-------- PROVIDED DATA --------

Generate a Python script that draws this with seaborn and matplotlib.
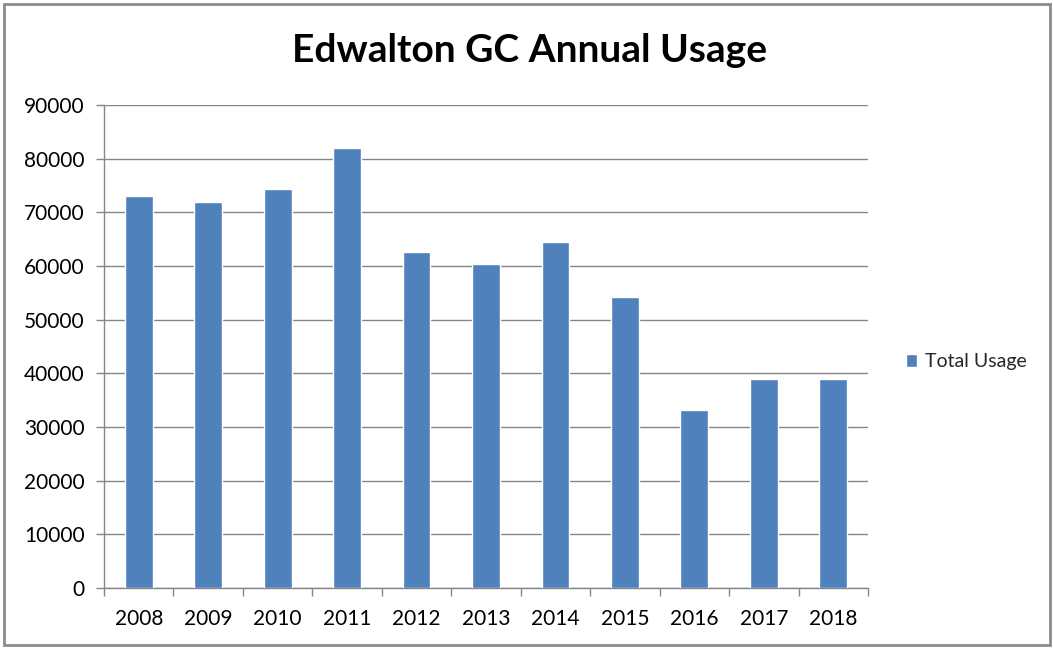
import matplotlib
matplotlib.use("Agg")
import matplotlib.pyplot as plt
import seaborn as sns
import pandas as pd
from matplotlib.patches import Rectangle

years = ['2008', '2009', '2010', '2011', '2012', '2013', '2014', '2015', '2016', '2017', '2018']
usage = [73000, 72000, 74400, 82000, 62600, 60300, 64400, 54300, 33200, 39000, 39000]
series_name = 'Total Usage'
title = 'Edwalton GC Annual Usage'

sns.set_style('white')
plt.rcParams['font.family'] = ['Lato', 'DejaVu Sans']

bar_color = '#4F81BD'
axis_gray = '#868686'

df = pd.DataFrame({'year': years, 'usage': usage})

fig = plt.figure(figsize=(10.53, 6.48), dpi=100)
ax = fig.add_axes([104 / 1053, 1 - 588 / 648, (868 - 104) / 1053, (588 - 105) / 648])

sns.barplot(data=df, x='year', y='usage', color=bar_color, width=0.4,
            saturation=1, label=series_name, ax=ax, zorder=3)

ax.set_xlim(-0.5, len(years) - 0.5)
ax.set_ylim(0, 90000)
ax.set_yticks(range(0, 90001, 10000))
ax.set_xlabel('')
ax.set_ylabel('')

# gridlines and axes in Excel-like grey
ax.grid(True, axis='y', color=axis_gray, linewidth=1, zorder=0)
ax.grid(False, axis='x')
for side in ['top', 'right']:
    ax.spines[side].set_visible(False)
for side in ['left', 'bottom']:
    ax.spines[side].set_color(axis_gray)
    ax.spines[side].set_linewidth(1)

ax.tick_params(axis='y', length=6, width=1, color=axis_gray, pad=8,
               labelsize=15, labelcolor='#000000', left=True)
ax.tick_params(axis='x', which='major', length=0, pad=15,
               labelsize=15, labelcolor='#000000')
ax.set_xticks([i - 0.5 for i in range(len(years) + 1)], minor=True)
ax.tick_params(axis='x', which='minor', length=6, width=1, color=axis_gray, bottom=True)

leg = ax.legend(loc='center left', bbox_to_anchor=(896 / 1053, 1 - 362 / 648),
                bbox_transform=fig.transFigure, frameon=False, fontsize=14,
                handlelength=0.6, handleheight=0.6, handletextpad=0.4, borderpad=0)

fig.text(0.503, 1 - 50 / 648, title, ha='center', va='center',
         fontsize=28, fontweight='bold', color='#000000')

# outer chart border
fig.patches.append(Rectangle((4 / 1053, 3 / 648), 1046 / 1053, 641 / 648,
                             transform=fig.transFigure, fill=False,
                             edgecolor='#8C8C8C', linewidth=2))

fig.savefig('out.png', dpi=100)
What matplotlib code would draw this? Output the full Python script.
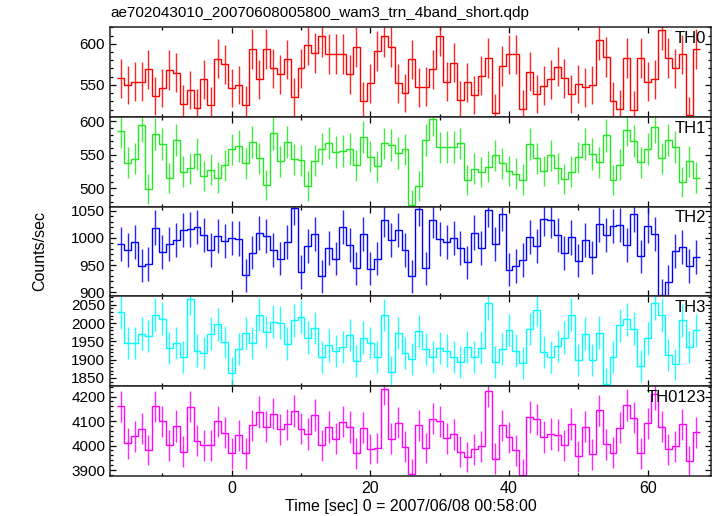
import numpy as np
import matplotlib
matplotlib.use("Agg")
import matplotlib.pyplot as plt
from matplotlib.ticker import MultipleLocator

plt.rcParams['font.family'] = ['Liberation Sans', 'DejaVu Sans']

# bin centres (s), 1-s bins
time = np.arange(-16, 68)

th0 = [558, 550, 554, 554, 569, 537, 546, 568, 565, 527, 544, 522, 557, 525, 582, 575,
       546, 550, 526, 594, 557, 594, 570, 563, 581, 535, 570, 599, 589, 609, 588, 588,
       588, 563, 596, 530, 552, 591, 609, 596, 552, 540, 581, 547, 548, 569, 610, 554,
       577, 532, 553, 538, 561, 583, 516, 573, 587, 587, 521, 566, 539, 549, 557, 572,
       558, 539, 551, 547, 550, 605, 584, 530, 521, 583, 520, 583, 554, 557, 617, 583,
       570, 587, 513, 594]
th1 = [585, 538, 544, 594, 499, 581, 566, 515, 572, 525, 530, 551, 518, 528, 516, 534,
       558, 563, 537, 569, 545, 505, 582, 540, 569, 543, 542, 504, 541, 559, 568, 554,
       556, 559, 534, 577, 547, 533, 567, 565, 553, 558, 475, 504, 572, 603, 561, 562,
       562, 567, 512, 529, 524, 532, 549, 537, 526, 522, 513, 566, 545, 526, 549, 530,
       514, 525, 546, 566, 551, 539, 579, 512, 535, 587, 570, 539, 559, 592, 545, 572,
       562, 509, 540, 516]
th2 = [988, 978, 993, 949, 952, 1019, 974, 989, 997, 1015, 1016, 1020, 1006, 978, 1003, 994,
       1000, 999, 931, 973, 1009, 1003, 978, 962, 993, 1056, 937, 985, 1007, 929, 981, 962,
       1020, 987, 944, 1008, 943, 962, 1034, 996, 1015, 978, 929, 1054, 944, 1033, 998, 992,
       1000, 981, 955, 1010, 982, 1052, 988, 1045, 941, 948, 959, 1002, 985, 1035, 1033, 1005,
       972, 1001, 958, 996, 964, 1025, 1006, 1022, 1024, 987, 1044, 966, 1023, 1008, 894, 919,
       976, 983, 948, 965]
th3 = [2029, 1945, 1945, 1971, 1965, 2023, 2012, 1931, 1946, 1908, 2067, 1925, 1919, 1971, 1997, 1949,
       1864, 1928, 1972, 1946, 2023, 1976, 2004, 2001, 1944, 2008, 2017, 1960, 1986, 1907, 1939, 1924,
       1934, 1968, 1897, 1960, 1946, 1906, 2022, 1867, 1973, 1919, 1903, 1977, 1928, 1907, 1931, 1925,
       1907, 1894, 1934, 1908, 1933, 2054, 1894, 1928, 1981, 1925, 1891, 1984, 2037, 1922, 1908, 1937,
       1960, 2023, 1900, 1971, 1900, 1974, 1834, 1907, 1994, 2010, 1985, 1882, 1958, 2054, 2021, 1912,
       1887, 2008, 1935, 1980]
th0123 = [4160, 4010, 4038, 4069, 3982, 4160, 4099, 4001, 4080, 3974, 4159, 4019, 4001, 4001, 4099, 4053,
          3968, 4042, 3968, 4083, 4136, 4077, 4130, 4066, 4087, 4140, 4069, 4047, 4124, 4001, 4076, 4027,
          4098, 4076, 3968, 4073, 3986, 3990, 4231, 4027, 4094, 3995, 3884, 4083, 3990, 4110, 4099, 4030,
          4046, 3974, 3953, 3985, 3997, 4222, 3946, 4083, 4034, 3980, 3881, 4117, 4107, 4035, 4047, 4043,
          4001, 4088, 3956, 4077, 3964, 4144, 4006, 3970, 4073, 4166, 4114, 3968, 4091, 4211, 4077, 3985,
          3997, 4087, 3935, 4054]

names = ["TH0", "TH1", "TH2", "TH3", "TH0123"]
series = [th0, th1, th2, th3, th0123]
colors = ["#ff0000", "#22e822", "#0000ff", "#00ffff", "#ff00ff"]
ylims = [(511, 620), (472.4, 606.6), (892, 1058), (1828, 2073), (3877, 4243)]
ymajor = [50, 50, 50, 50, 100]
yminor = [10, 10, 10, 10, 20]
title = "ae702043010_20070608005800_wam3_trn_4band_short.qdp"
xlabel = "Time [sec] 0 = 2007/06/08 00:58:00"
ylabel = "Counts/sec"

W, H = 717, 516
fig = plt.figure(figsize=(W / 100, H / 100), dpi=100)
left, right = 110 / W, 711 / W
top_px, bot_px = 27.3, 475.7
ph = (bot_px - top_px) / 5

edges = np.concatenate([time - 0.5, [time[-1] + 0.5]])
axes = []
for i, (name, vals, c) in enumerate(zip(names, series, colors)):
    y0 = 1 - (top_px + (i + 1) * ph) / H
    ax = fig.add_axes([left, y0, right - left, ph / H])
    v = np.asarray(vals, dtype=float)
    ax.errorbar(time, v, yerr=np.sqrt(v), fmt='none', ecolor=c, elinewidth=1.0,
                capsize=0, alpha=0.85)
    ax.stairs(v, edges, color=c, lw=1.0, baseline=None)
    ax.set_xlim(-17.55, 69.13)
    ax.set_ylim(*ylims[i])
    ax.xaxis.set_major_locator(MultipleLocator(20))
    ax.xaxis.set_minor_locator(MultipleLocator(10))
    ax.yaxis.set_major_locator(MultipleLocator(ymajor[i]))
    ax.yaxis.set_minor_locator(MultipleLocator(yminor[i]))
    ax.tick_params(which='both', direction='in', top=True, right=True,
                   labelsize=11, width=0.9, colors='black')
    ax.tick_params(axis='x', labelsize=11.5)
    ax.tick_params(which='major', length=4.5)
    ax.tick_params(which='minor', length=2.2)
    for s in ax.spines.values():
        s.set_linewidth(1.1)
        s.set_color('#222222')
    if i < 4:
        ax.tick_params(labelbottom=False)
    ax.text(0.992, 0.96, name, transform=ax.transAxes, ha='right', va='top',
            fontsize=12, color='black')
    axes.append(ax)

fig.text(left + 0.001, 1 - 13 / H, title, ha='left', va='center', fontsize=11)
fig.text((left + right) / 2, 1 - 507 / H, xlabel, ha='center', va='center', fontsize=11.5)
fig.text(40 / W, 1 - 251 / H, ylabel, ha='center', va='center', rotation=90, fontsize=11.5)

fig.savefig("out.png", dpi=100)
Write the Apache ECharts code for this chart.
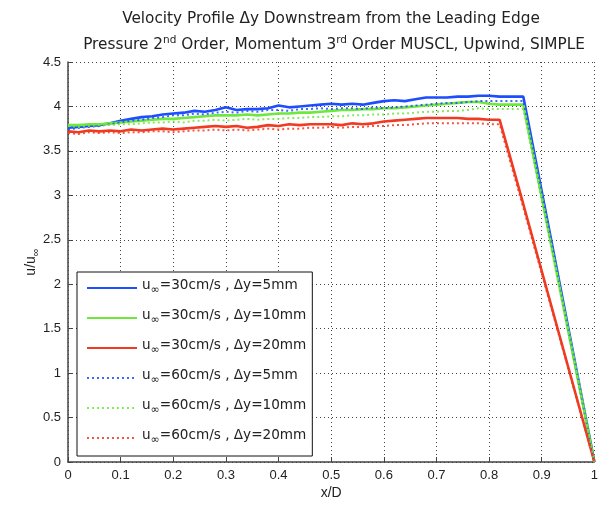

--------

# SET TASK
Without the pictures, please reproduce each line of the listing above exactly, from the first one through the line bearing "ax = fig.add_axes([104".

# SOLUTION TO THIS EXERCISE
Generate a Python script that draws this with seaborn and matplotlib.
import matplotlib
matplotlib.use("Agg")
import matplotlib.pyplot as plt
import seaborn as sns
import pandas as pd
from matplotlib.patches import Rectangle

years = ['2008', '2009', '2010', '2011', '2012', '2013', '2014', '2015', '2016', '2017', '2018']
usage = [73000, 72000, 74400, 82000, 62600, 60300, 64400, 54300, 33200, 39000, 39000]
series_name = 'Total Usage'
title = 'Edwalton GC Annual Usage'

sns.set_style('white')
plt.rcParams['font.family'] = ['Lato', 'DejaVu Sans']

bar_color = '#4F81BD'
axis_gray = '#868686'

df = pd.DataFrame({'year': years, 'usage': usage})

fig = plt.figure(figsize=(10.53, 6.48), dpi=100)
ax = fig.add_axes([104 / 1053, 1 - 588 / 648, (868 - 104) / 1053, (588 - 105) / 648])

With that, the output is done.